If a strange fancy can help you grasp what it is like, you can imagine that it is not only by the kind graciousness of God that I do not have to detect that what I swallow is blood and flesh, but it is also by the kind graciousness of God that I do not stumble on the rock of Golgotha while going forward to receive…or bump into earlier versions of myself who made the time-journey earlier!
But if that sounds too sci-fi for you, you may skip over it. My main point is to correct your misunderstanding of Catholic doctrine: The sacrifice of the Mass is not Christ being sacrificed again, as if He could be grabbed and tied down again. It is the sacrifice of Christ, in which He is both the offering and the priest who offers. This is, consequently, the only sacrifice in history that can be called a “pure offering,” without qualification.

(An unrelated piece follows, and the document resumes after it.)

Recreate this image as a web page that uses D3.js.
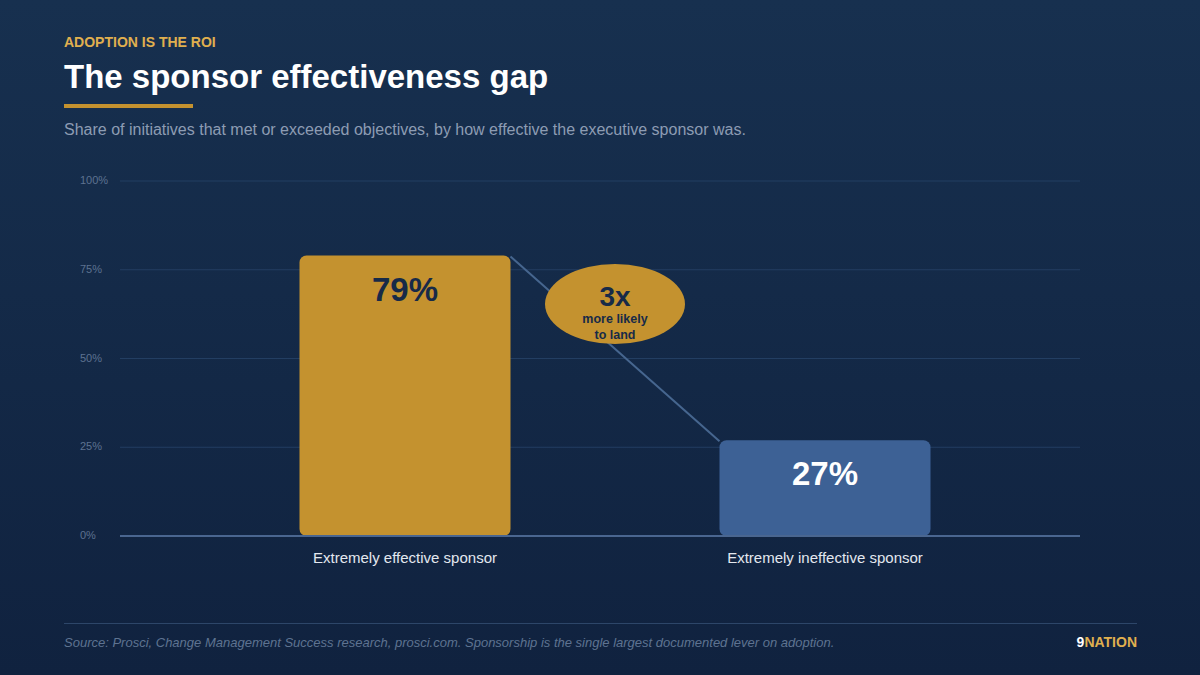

And thus Malachi’s prophetic word is fulfilled in the Mass, which happens all over the world, among the Gentiles, all day, from East to West, from the sun’s rising to its setting. This was doubtless one of the primary apologetics which led to the conversion of those Jews who were converted: That through Jesus, finally, the Messianic prophecy was fulfilled that not only had the Gentiles finally abandoned paganism in favor of worshiping the God of Abraham, Issac, and Jacob, but they were actually offering (!) a pure (!!) sacrifice (!!!) daily, all around the world.